The first weekend, three groups from Peru provided more than worthwhile glimpses into Peruvian traditions. All three worked with glosses on indigenous and non-native influences. Star-shaped and circular unisons, with the women gently swaying against the men’s more assertive flatfooted stepping by Kanchis Folkloric Dance Group, enlivened a dance that mocked the Spanish bullfighting tradition.

De Rompe y Raja’s barefoot washer- women celebrated their African ancestry: their upper bodies did the talking as they gossiped in syncopating shoulder shakes with hip rolls, while sitting in a circle.

Finally, El Tunante performed the marinera, a national dance of Peru, in which swaying lines for the upper body and fleet footwork, including cross-steps and a skipping walk, distantly echoed flamenco.

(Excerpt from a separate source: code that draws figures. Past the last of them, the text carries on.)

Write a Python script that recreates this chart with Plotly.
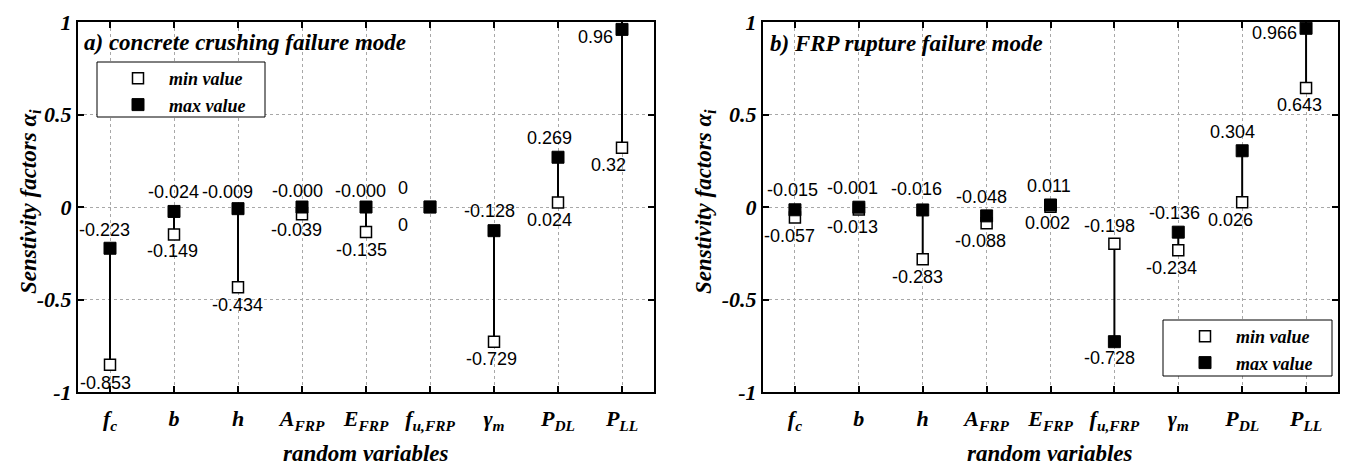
import plotly.graph_objects as go

# ---------------- data ----------------
categories = ["f<sub>c</sub>", "b", "h", "A<sub>FRP</sub>", "E<sub>FRP</sub>",
              "f<sub>u,FRP</sub>", "γ<sub>m</sub>", "P<sub>DL</sub>", "P<sub>LL</sub>"]
cat_pos = [1, 2, 3, 4, 5, 6, 7, 8, 9]

a_min = [-0.853, -0.149, -0.434, -0.039, -0.135, 0.0, -0.729, 0.024, 0.32]
a_max = [-0.223, -0.024, -0.009, -0.0001, -0.0001, 0.0, -0.128, 0.269, 0.96]
a_min_lbl = ["-0.853", "-0.149", "-0.434", "-0.039", "-0.135", "0", "-0.729", "0.024", "0.32"]
a_max_lbl = ["-0.223", "-0.024", "-0.009", "-0.000", "-0.000", "0", "-0.128", "0.269", "0.96"]

b_min = [-0.057, -0.013, -0.283, -0.088, 0.002, -0.198, -0.234, 0.026, 0.643]
b_max = [-0.015, -0.001, -0.016, -0.048, 0.011, -0.728, -0.136, 0.304, 0.966]
b_min_lbl = ["-0.057", "-0.013", "-0.283", "-0.088", "0.002", "-0.198", "-0.234", "0.026", "0.643"]
b_max_lbl = ["-0.015", "-0.001", "-0.016", "-0.048", "0.011", "-0.728", "-0.136", "0.304", "0.966"]

y_tickvals = [-1, -0.5, 0, 0.5, 1]
y_ticktext = ["-1", "-0.5", "0", "0.5", "1"]

# label pixel offsets (dx, dy downwards) -- styling only
a_max_off = [(-6, -18), (-1, -19), (-11, -17), (-5, -16), (-6, -16), (-27, -19), (-5, -20), (-9, -19), (-27, 8)]
a_min_off = [(-5, 18), (-2, 16), (-1, 18), (-6, 16), (-5, 18), (-27, 18), (-3, 17), (-9, 17), (-14, 17)]
b_max_off = [(-2, -20), (-6, -19), (-6, -21), (-5, -19), (-2, -19), (-5, 16), (-4, -19), (-10, -19), (-32, 5)]
b_min_off = [(-5, 18), (-6, 18), (-5, 18), (-6, 18), (-3, 16), (-5, -18), (-7, 18), (-12, 18), (-7, 17)]

W, H = 1346, 465
SERIF = "Liberation Serif"
SANS = "Liberation Sans"

def px(x):
    return x / W

def py(y):
    return (H - y) / H

fig = go.Figure()

panels = [
    ("x", "y", a_min, a_max, a_min_lbl, a_max_lbl, a_min_off, a_max_off, "legend"),
    ("x2", "y2", b_min, b_max, b_min_lbl, b_max_lbl, b_min_off, b_max_off, "legend2"),
]

annotations = []
for xa, ya, vmin, vmax, lmin, lmax, omin, omax, leg in panels:
    lx, ly = [], []
    for c, lo, hi in zip(cat_pos, vmin, vmax):
        lx += [c, c, None]
        ly += [lo, hi, None]
    fig.add_trace(go.Scatter(x=lx, y=ly, mode="lines", xaxis=xa, yaxis=ya,
                             line=dict(color="black", width=2), showlegend=False,
                             hoverinfo="skip"))
    fig.add_trace(go.Scatter(x=cat_pos, y=vmin, mode="markers", xaxis=xa, yaxis=ya,
                             name="min value", legend=leg,
                             marker=dict(symbol="square", size=11, color="white",
                                         line=dict(color="black", width=1.5))))
    fig.add_trace(go.Scatter(x=cat_pos, y=vmax, mode="markers", xaxis=xa, yaxis=ya,
                             name="max value", legend=leg,
                             marker=dict(symbol="square", size=12, color="black",
                                         line=dict(color="black", width=1))))
    for c, v, t, (dx, dy) in list(zip(cat_pos, vmin, lmin, omin)) + list(zip(cat_pos, vmax, lmax, omax)):
        annotations.append(dict(x=c, y=v, xref=xa, yref=ya, text=t, showarrow=False,
                                xshift=dx, yshift=-dy,
                                font=dict(family=SANS, size=18, color="black")))

axis_common = dict(showline=True, linecolor="black", linewidth=2, mirror="ticks",
                   ticks="inside", ticklen=6, tickwidth=1.5, tickcolor="black",
                   showgrid=True, gridcolor="#a8a8a8", gridwidth=1, griddash="dot",
                   zeroline=False, automargin=False,
                   tickfont=dict(family=SERIF, size=22, color="black", weight="bold", style="italic"))

fig.update_layout(
    xaxis=dict(domain=[px(78), px(654)], range=[0.5, 9.5], tickvals=cat_pos, ticktext=categories,
               anchor="y", ticklabelstandoff=6, **axis_common),
    yaxis=dict(domain=[py(392), py(22)], range=[-1, 1], tickvals=y_tickvals, ticktext=y_ticktext,
               anchor="x", **axis_common),
    xaxis2=dict(domain=[px(763), px(1338)], range=[0.5, 9.5], tickvals=cat_pos, ticktext=categories,
                anchor="y2", ticklabelstandoff=6, **axis_common),
    yaxis2=dict(domain=[py(392), py(22)], range=[-1, 1], tickvals=y_tickvals, ticktext=y_ticktext,
                anchor="x2", **axis_common),
)

legend_common = dict(bgcolor="rgba(0,0,0,0)", borderwidth=0, itemwidth=52,
                     xanchor="left", yanchor="top", tracegroupgap=0,
                     font=dict(family=SERIF, size=18, color="black", weight="bold", style="italic"))
fig.update_layout(
    legend=dict(x=px(107), y=py(60), **legend_common),
    legend2=dict(x=px(1174), y=py(318), **legend_common),
)

shapes = [
    dict(type="rect", xref="paper", yref="paper", x0=px(97), x1=px(265), y0=py(117), y1=py(62),
         fillcolor="white", line=dict(color="black", width=1), layer="above"),
    dict(type="rect", xref="paper", yref="paper", x0=px(1163), x1=px(1332), y0=py(376), y1=py(320),
         fillcolor="white", line=dict(color="black", width=1), layer="above"),
]

title_font = dict(family=SERIF, size=23, color="black", weight="bold", style="italic")
axis_title_font = dict(family=SERIF, size=23, color="black", weight="bold", style="italic")
annotations += [
    dict(x=px(82), y=py(42), xref="paper", yref="paper", xanchor="left", yanchor="middle",
         text="a) concrete crushing failure mode", showarrow=False, font=title_font),
    dict(x=px(768), y=py(43), xref="paper", yref="paper", xanchor="left", yanchor="middle",
         text="b) FRP rupture failure mode", showarrow=False, font=title_font),
    dict(x=px(30), y=py(202), xref="paper", yref="paper", xanchor="center", yanchor="middle",
         text="Senstivity factors α<sub>i</sub>", textangle=-90, showarrow=False, font=axis_title_font),
    dict(x=px(705), y=py(202), xref="paper", yref="paper", xanchor="center", yanchor="middle",
         text="Senstivity factors α<sub>i</sub>", textangle=-90, showarrow=False, font=axis_title_font),
    dict(x=px(366), y=py(453), xref="paper", yref="paper", xanchor="center", yanchor="middle",
         text="random variables", showarrow=False, font=axis_title_font),
    dict(x=px(1050), y=py(453), xref="paper", yref="paper", xanchor="center", yanchor="middle",
         text="random variables", showarrow=False, font=axis_title_font),
]

fig.update_layout(width=W, height=H, margin=dict(l=0, r=0, t=0, b=0, autoexpand=False),
                  paper_bgcolor="white", plot_bgcolor="white",
                  annotations=annotations, shapes=shapes, hovermode=False)

fig.write_html("out.html", config={"displayModeBar": False},
               post_script=["document.body.style.margin='0';"])
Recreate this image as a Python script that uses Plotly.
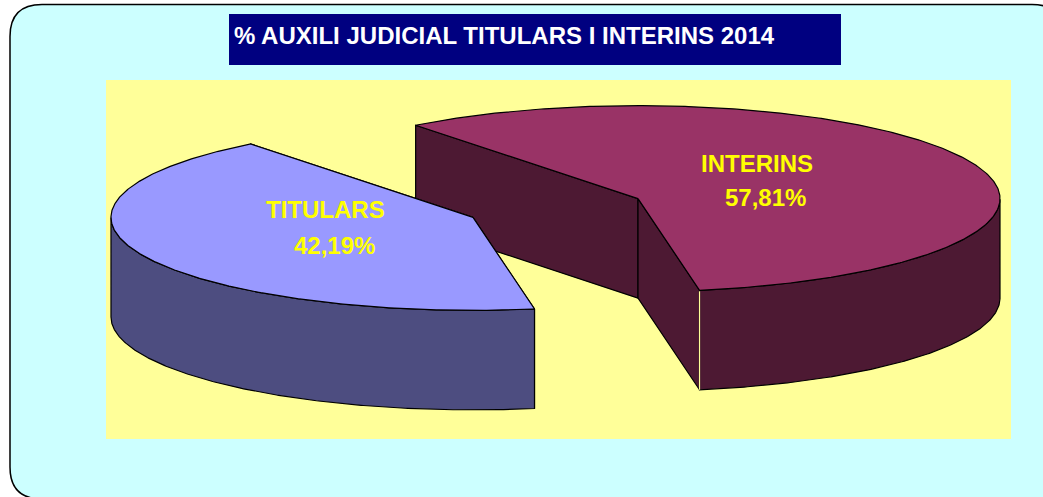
import numpy as np
import plotly.graph_objects as go

# data
CATEGORIES = ["TITULARS", "INTERINS"]
VALUES = [42.19, 57.81]
TITLE = "% AUXILI JUDICIAL TITULARS I INTERINS 2014"

# style
TOP = ["#9999ff", "#993366"]
SIDE = ["#4d4d80", "#4d1933"]
CX, CY = 555.5, 208.0     # pie centre (axis units are pixels)
RX, RY = 362.0, 93.0
DEPTH = 99.5
PULL = 0.2492
START = 127.9             # where the INTERINS slice begins (deg, clockwise)

fig = go.Figure()


def ell(t, cx, cy):
    r = np.radians(t)
    return cx + RX * np.cos(r), cy - RY * np.sin(r)


def poly(x, y, color, lw=1.2, lc="#000000"):
    fig.add_trace(go.Scatter(x=np.r_[x, x[0]], y=np.r_[y, y[0]], mode="lines", fill="toself",
                             fillcolor=color, line=dict(color=lc, width=lw),
                             hoverinfo="skip", showlegend=False))


# slices: INTERINS first (behind), then TITULARS
span = [v * 3.6 for v in VALUES]
slices = [(1, START, START - span[1]), (0, START - span[1], START - span[1] - span[0])]
for idx, a1, a2 in slices:
    mid = np.radians((a1 + a2) / 2)
    cx = CX + PULL * RX * np.cos(mid)
    cy = CY - PULL * RY * np.sin(mid)
    # cut faces
    for a in (a1, a2):
        ex, ey = ell(a, cx, cy)
        poly(np.array([cx, ex, ex, cx]), np.array([cy, ey, ey + DEPTH, cy + DEPTH]), SIDE[idx])
    # outer wall (front half only)
    t = np.linspace(a1, a2, 400)
    t = t[np.sin(np.radians(t)) <= 0]
    wx, wy = ell(t, cx, cy)
    poly(np.r_[wx, wx[::-1]], np.r_[wy, (wy + DEPTH)[::-1]], SIDE[idx])
    # top
    t = np.linspace(a1, a2, 400)
    ex, ey = ell(t, cx, cy)
    poly(np.r_[cx, ex], np.r_[cy, ey], TOP[idx])
    if idx == 1:
        # pale hairline where the front cut face meets the outer wall
        ex, ey = ell(a2, cx, cy)
        fig.add_trace(go.Scatter(x=[ex, ex], y=[ey + 1, ey + DEPTH], mode="lines",
                                 line=dict(color="#ffff99", width=1.2),
                                 hoverinfo="skip", showlegend=False))

label_pos = {0: (325.5, 209, 334.5, 245), 1: (757, 163, 765, 197)}
for i, name in enumerate(CATEGORIES):
    x1, y1, x2, y2 = label_pos[i]
    for x, y, s in ((x1, y1, name), (x2, y2, f"{VALUES[i]:.2f}".replace(".", ",") + "%")):
        fig.add_annotation(x=x, y=y, text=s, showarrow=False, xanchor="center", yanchor="middle",
                           font=dict(family="Liberation Sans", size=24, color="#ffff00", weight="bold"))

fig.add_annotation(x=232, y=35, text=TITLE, showarrow=False, xanchor="left", yanchor="middle",
                   font=dict(family="Liberation Sans", size=24, color="#ffffff", weight="bold"))

R = 32
L, T, RR, B = 10, 4.5, 1064, 499
panel = (f"M {L+R} {T} L {RR-R} {T} Q {RR} {T} {RR} {T+R} L {RR} {B-R} Q {RR} {B} {RR-R} {B} "
         f"L {L+R} {B} Q {L} {B} {L} {B-R} L {L} {T+R} Q {L} {T} {L+R} {T} Z")
fig.update_layout(
    width=1043, height=497, margin=dict(l=0, r=0, t=0, b=0),
    paper_bgcolor="#ffffff", plot_bgcolor="rgba(0,0,0,0)",
    xaxis=dict(range=[0, 1043], visible=False, fixedrange=True),
    yaxis=dict(range=[497, 0], visible=False, fixedrange=True),
    shapes=[
        dict(type="path", path=panel, xref="x", yref="y", fillcolor="#ccffff",
             line=dict(color="#000000", width=1.5), layer="below"),
        dict(type="rect", x0=106, x1=1011, y0=80, y1=439, xref="x", yref="y",
             fillcolor="#ffff99", line_width=0, layer="below"),
        dict(type="rect", x0=229, x1=841, y0=14, y1=65, xref="x", yref="y",
             fillcolor="#000080", line_width=0, layer="below"),
    ],
)
fig.write_html("out.html", post_script="document.body.style.margin='0';document.body.style.overflow='hidden';",
               config={"displayModeBar": False})
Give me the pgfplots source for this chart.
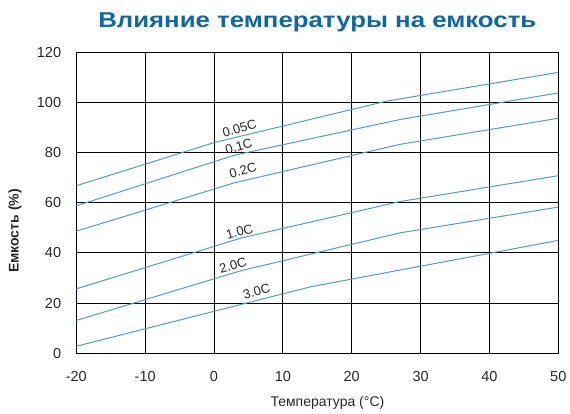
\documentclass[border=0pt]{standalone}
\usepackage{fontspec}
\setmainfont{Liberation Sans}
\usepackage{pgfplots}
\pgfplotsset{compat=1.18}
\definecolor{curve}{RGB}{74,158,212}
\definecolor{titleblue}{RGB}{14,104,168}
\pgfplotsset{capline/.style={color=curve, line width=1bp, mark=none, solid}}

\begin{document}
\begin{tikzpicture}
\useasboundingbox (0,0) rectangle (570bp,414bp);
\begin{axis}[
  at={(76.3bp,60.7bp)}, anchor=south west,
  scale only axis, width=482bp, height=301bp,
  xmin=-20, xmax=50, ymin=0, ymax=120,
  xtick={-20,-10,...,50}, ytick={0,20,...,120},
  grid=major,
  major grid style={black, line width=1bp},
  axis line style={black, line width=1.1bp},
  tick style={draw=none},
  /pgf/number format/assume math mode=true,
  ticklabel style={font=\fontsize{14.5bp}{16bp}\selectfont, text=black!85},
  xticklabel style={anchor=center, inner sep=0pt, yshift=-23.4bp},
  yticklabel style={anchor=east, inner sep=0pt, xshift=-15bp},
  title={\scalebox{1.2}[1]{\bfseries Влияние температуры на емкость}},
  title style={at={(axis description cs:0.5,1.08)}, anchor=center,
    font=\fontsize{21.5bp}{24bp}\selectfont, text=titleblue},
  xlabel={Температура (°C)},
  xlabel style={at={(axis description cs:0.521,-0.164)}, anchor=center,
    font=\fontsize{14bp}{16bp}\selectfont, text=black!85},
  ylabel={\bfseries Емкость (\%)},
  ylabel style={at={(axis description cs:-0.127,0.406)}, anchor=center,
    font=\fontsize{14bp}{16bp}\selectfont, text=black!85},
  clip=true,
]
% 0.05C
\addplot[capline] coordinates {(-20,66.8) (0,84) (25,100.5) (50,112)};
% 0.1C
\addplot[capline] coordinates {(-20,58.8) (3,79) (27,93.2) (50,103.8)};
% 0.2C
\addplot[capline] coordinates {(-20,48.7) (3,68) (27,83.3) (50,93.7)};
% 1.0C
\addplot[capline] coordinates {(-20,25.7) (4,46) (27,60.5) (50,70.8)};
% 2.0C
\addplot[capline] coordinates {(-20,13.1) (4,33) (27,48) (50,58.3)};
% 3.0C
\addplot[capline] coordinates {(-20,2.8) (14,26.5) (50,45)};

\begin{scope}[every node/.style={font=\fontsize{13bp}{15bp}\selectfont, text=black!85, rotate=16, inner sep=0pt}]
\node at (axis cs:3.7,89.8) {0.05C};
\node at (axis cs:3.6,82.3) {0.1C};
\node at (axis cs:4.2,72.8) {0.2C};
\node at (axis cs:3.7,48.4) {1.0C};
\node at (axis cs:2.75,35.2) {2.0C};
\node at (axis cs:6.2,24.5) {3.0C};
\end{scope}
\end{axis}
\end{tikzpicture}
\end{document}
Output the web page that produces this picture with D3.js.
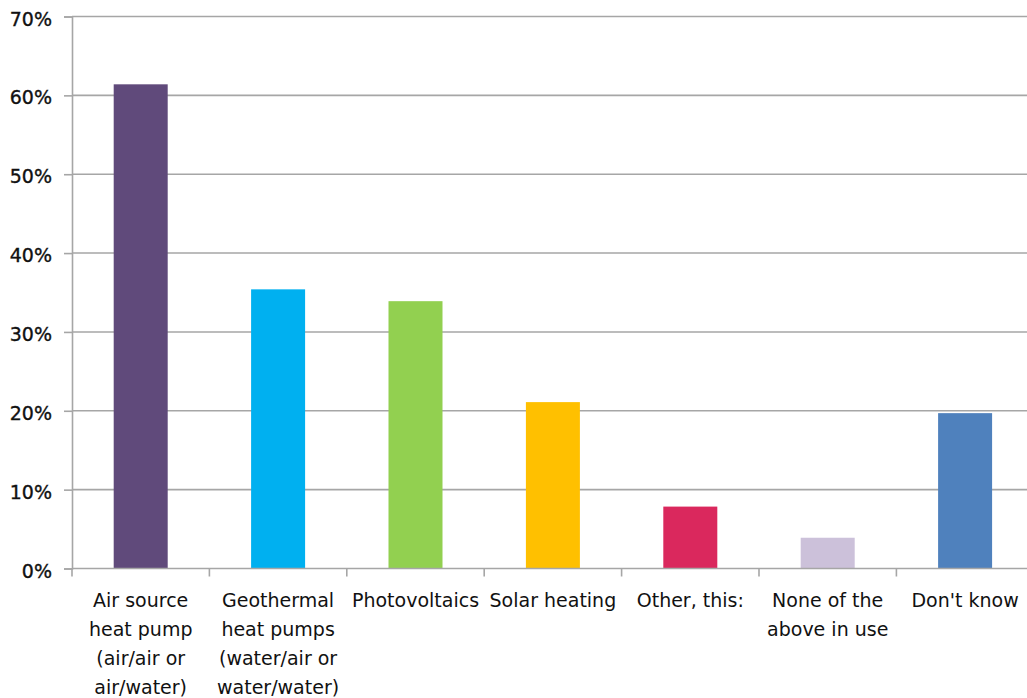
<!DOCTYPE html>
<html>
<head>
<meta charset="utf-8">
<script src="https://cdn.jsdelivr.net/npm/d3@7"></script>
<style>
  html, body { margin: 0; padding: 0; background: #fff; }
  svg { display: block; font-family: "DejaVu Sans", sans-serif; }
</style>
</head>
<body>
<svg id="chart" width="1027" height="698"></svg>
<script>
// Share of respondents by heating technology in use
const categories = [
  ["Air source", "heat pump", "(air/air or", "air/water)"],
  ["Geothermal", "heat pumps", "(water/air or", "water/water)"],
  ["Photovoltaics"],
  ["Solar heating"],
  ["Other, this:"],
  ["None of the", "above in use"],
  ["Don't know"]
];
const values = [61.4, 35.4, 33.9, 21.1, 7.85, 3.9, 19.7];
const colors = ["#604A7B", "#00B0F0", "#92D050", "#FFC000", "#DA285D", "#CCC1DA", "#4F81BD"];
const yTicks = [0, 10, 20, 30, 40, 50, 60, 70];

const svg = d3.select("#chart");
const margin = { left: 72, top: 16.5, bottom: 568.5 };
const bandW = 137.4;
const xRight = margin.left + bandW * categories.length;

const x = d3.scaleBand()
  .domain(d3.range(categories.length))
  .range([margin.left, xRight])
  .paddingInner(0.607)
  .paddingOuter(0.3035);

const y = d3.scaleLinear().domain([0, 70]).range([margin.bottom, margin.top]);

const gridColor = "#A6A6A6";

// horizontal gridlines
svg.append("g")
  .selectAll("line")
  .data(yTicks.filter(d => d > 0))
  .join("line")
  .attr("x1", margin.left).attr("x2", xRight)
  .attr("y1", d => y(d)).attr("y2", d => y(d))
  .attr("stroke", gridColor).attr("stroke-width", 1.6);

// bars
svg.append("g")
  .selectAll("rect")
  .data(values)
  .join("rect")
  .attr("x", (d, i) => x(i))
  .attr("width", x.bandwidth())
  .attr("y", d => y(d))
  .attr("height", d => y(0) - y(d))
  .attr("fill", (d, i) => colors[i]);

// y axis
const yAxis = svg.append("g")
  .attr("transform", `translate(${margin.left},0)`)
  .call(d3.axisLeft(y).tickValues(yTicks).tickFormat(d => d + "%").tickSize(8).tickPadding(12));
yAxis.select(".domain").attr("stroke", gridColor).attr("stroke-width", 1.6);
yAxis.selectAll(".tick line").attr("stroke", gridColor).attr("stroke-width", 1.6);
yAxis.selectAll(".tick text")
  .attr("font-size", 19)
  .attr("font-family", "DejaVu Sans, sans-serif")
  .attr("fill", "#111")
  .attr("stroke", "#111").attr("stroke-width", 0.35)
  .attr("dy", "0.45em");

// x axis with ticks at band boundaries
const xAxisG = svg.append("g");
xAxisG.append("line")
  .attr("x1", margin.left).attr("x2", xRight)
  .attr("y1", y(0)).attr("y2", y(0))
  .attr("stroke", gridColor).attr("stroke-width", 1.6);
xAxisG.selectAll("line.tick")
  .data(d3.range(categories.length + 1))
  .join("line")
  .attr("class", "tick")
  .attr("x1", i => margin.left + i * bandW).attr("x2", i => margin.left + i * bandW)
  .attr("y1", y(0)).attr("y2", y(0) + 8)
  .attr("stroke", gridColor).attr("stroke-width", 1.6);

// category labels
const labels = svg.append("g")
  .selectAll("text")
  .data(categories)
  .join("text")
  .attr("x", (d, i) => x(i) + x.bandwidth() / 2)
  .attr("y", 607)
  .attr("text-anchor", "middle")
  .attr("font-size", 19)
  .attr("fill", "#111");
labels.selectAll("tspan")
  .data((d, i) => d.map(line => ({ line, cx: x(i) + x.bandwidth() / 2 })))
  .join("tspan")
  .attr("x", d => d.cx)
  .attr("dy", (d, j) => j === 0 ? 0 : 29)
  .text(d => d.line);
</script>
</body>
</html>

Some of the more intriguing presentations were by performers who put their own stamp on folkloric material. You couldn’t miss the Beijing opera influence in the flowing lines and rolling foot patterns of Liu and Han Chinese Dance’s flirtatious courting duet. However, its speed and less-restrained expressiveness imprinted on the dance an unmistakable contemporary identity.

Similarly, Harsanari performed jaipongan, a fusion dance form created in the 1960’s in Indonesia, in which martial arts inform the men’s grounded hops and broad-beamed stances. These are contrasted with the women’s dainty, close-to-the body sways and turns. It’s a dance at the same time comical and flirtatious.

The Celtic Dance Ensemble’s The Immigrants Return, a humorous and deftly choreographed work in which Irish step dance and American clogging meet in the context of a family reunion, was a wonderful illustration of differences and similarities in footwork. Sometimes, however, ensembles ran afoul of the context. On the final program, Salsanismo, a takeoff on salsa with gyrating unison duets, suffered from cookie-cutter blandness despite a central spitfire all-legs pas de deux. Also, its Las Vegas-style slickness felt distinctly out of place.

Fatchancebellydance & Helm lined up its dancers in a semicircle with not much to do except undulate in rhythm while accompanying the few excursions into solo presentations. This maywork in a crowded Middle Eastern marketplace but it looked thin on the Palace’s enormous stage.

Still, the most successful works stuck pretty close to tradition. Dressed in a white gown with sleeves some six feet long, Il Hyun Kim from Korea performed a blessedly quiet monk’s dance in which tight turns from the tips of her toes led to prostrations, only to serpentine into intricate rhythm patterns on a single taiko drum on stage left. Los Lupeños de San Jose shone in an all-male military dance from Michoacán that mixed precision stick patterns with circles, crouches, and line-up maneuvers.

Most enchanting, Folklorico Latino de Woodland’s fandango suite was exquisite in the way the women were swept along by their voluminous white gowns over quick percussive footwork, which fused into the men’s more robust, high-stepping patterns.

Also performing were Chung Ngai Lion Dance Troupe; Chitresh Das Dance Company; Kalanjali: Dances of India; The Minoan Dancers: Greek Folklore Dance Ensemble; The Red Thistle [Scottish] Dancers; Owo Ache, African Queens; Kaiaulu; The English Ritual Dance Company; and Ballet Folklorico Alma de Mexico of South San Francisco High School and Community.